## Given data
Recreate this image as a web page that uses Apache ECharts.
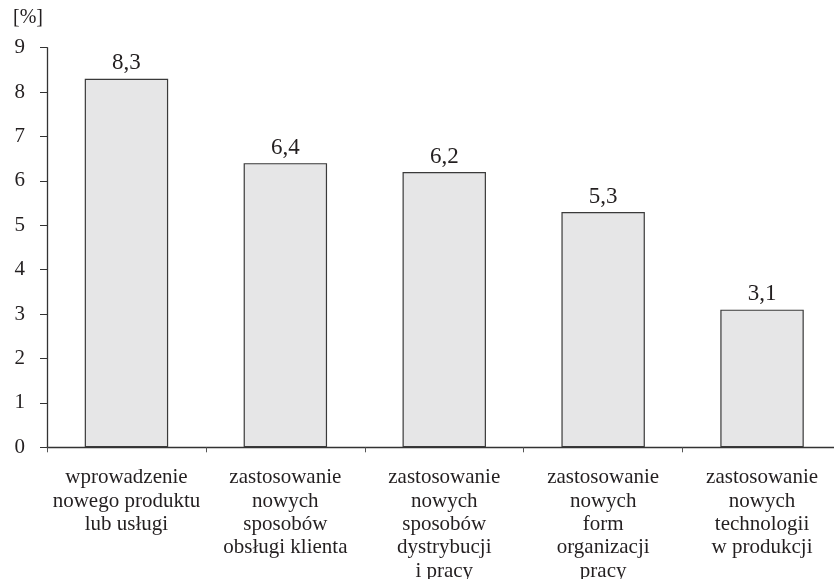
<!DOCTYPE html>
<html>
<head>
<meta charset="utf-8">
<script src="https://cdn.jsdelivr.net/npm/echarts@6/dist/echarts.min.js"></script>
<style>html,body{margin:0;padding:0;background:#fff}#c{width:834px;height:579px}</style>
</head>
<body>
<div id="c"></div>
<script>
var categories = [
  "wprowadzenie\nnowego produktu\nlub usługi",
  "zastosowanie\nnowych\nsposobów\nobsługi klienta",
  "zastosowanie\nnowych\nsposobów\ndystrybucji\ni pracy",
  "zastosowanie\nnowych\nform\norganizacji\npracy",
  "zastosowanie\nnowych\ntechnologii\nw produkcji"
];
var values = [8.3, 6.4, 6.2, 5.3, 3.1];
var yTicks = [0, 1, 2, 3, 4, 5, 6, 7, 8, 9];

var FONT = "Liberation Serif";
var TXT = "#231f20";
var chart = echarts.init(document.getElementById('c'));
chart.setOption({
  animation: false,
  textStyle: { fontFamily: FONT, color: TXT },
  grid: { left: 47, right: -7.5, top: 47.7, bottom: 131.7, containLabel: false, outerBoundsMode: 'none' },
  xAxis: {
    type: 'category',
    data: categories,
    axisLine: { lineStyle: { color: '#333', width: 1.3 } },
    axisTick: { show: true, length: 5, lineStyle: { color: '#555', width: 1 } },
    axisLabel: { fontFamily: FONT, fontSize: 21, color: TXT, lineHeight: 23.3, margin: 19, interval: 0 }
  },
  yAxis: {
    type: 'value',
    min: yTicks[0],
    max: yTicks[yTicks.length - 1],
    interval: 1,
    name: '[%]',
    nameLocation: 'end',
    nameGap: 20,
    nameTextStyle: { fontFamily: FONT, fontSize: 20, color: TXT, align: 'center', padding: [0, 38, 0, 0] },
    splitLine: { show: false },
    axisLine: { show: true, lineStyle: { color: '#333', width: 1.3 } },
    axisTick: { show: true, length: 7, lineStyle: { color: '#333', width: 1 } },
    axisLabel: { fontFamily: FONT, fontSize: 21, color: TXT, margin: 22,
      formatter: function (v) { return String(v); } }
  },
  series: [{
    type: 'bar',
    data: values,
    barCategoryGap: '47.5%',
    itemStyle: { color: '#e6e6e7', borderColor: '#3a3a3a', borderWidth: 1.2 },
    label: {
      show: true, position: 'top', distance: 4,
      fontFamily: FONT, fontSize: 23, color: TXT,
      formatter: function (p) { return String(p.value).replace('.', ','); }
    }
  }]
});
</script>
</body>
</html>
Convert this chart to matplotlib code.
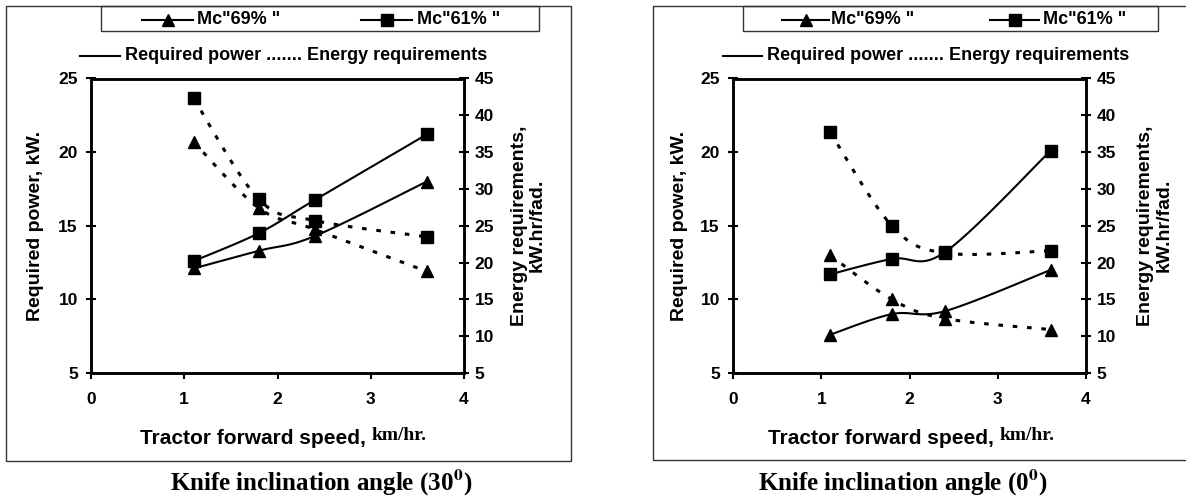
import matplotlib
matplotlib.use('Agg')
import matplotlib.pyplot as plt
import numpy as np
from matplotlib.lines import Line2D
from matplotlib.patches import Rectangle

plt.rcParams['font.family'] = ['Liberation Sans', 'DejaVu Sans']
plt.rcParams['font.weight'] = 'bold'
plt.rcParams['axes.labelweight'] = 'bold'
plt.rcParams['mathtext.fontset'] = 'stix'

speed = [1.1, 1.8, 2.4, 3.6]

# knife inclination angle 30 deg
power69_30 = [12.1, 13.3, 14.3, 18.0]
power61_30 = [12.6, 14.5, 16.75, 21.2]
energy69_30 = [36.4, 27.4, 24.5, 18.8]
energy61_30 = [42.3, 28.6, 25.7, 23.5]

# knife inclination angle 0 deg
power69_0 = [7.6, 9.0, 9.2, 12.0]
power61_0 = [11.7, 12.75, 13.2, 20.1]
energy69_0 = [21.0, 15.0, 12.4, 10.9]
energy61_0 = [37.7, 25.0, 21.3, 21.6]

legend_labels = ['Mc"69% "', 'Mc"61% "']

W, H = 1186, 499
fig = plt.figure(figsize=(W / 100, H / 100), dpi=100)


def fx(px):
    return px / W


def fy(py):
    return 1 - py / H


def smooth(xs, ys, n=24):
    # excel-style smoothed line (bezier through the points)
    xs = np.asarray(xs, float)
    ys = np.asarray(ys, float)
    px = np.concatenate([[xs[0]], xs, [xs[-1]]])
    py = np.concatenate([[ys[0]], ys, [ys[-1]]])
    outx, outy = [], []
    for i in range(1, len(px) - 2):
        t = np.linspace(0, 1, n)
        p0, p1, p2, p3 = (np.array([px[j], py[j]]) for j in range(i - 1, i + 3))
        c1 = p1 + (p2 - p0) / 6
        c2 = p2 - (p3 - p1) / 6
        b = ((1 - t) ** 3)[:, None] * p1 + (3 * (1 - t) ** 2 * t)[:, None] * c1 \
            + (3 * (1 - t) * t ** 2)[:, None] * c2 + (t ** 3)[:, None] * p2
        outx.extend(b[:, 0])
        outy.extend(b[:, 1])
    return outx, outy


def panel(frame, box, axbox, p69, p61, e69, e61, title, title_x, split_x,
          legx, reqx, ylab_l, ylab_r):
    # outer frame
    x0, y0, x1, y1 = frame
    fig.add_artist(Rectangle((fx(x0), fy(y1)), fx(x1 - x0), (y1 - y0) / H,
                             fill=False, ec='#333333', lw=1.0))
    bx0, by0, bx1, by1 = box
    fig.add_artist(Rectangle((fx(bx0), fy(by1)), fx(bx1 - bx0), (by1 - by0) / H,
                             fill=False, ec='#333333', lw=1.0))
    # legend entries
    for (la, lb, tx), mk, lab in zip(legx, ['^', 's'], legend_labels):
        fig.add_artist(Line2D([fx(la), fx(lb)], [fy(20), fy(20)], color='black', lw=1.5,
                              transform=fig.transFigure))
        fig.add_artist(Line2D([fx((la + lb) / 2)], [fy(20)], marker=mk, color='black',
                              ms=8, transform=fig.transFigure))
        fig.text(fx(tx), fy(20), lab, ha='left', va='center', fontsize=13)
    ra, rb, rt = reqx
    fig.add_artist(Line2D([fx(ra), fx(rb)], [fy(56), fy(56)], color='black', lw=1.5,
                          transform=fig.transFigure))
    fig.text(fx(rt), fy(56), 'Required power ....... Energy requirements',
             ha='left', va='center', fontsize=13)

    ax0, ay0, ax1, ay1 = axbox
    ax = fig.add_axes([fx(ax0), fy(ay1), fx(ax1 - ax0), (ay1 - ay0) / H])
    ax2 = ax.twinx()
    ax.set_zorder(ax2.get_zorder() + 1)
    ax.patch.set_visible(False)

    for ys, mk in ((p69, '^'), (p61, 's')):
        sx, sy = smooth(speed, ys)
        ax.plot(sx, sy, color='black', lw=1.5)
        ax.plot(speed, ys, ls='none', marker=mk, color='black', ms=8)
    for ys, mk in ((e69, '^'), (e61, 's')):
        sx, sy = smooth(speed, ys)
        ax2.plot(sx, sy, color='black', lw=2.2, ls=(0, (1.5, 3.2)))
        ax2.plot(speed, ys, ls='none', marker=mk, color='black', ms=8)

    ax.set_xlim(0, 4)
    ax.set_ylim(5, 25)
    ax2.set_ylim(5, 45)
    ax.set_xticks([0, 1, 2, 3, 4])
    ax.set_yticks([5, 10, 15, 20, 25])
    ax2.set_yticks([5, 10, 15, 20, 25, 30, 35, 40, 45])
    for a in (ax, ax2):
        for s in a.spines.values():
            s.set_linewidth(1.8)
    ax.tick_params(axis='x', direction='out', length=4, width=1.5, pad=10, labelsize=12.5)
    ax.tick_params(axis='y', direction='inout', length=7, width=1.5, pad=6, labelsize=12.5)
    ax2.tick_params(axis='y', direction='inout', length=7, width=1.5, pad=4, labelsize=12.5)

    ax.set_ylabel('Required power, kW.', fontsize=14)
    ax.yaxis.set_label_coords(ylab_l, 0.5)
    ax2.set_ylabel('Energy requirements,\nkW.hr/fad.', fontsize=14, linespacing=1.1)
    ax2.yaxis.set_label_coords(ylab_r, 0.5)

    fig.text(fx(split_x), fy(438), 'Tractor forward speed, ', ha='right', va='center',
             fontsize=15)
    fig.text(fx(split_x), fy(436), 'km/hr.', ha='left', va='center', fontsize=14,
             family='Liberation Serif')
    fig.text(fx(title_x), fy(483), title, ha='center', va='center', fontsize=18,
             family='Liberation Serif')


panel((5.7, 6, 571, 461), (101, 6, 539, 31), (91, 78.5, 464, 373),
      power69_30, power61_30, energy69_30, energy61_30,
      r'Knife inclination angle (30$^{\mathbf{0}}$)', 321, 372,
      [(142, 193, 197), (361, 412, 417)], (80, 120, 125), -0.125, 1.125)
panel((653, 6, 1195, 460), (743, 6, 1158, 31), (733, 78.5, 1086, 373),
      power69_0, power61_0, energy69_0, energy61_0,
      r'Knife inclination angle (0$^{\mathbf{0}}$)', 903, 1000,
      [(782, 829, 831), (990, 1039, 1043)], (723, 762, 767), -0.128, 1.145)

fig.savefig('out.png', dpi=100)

## What is needed
Transcribe the opening line of the listing above, please, and every line after it through the line with "var yTicks = [0, 1, 2, 3, 4, 5, 6, 7, 8, 9];", word for word, without pictures.

## Correct result
Recreate this image as a web page that uses Apache ECharts.
<!DOCTYPE html>
<html>
<head>
<meta charset="utf-8">
<script src="https://cdn.jsdelivr.net/npm/echarts@6/dist/echarts.min.js"></script>
<style>html,body{margin:0;padding:0;background:#fff}#c{width:834px;height:579px}</style>
</head>
<body>
<div id="c"></div>
<script>
var categories = [
  "wprowadzenie\nnowego produktu\nlub usługi",
  "zastosowanie\nnowych\nsposobów\nobsługi klienta",
  "zastosowanie\nnowych\nsposobów\ndystrybucji\ni pracy",
  "zastosowanie\nnowych\nform\norganizacji\npracy",
  "zastosowanie\nnowych\ntechnologii\nw produkcji"
];
var values = [8.3, 6.4, 6.2, 5.3, 3.1];
var yTicks = [0, 1, 2, 3, 4, 5, 6, 7, 8, 9];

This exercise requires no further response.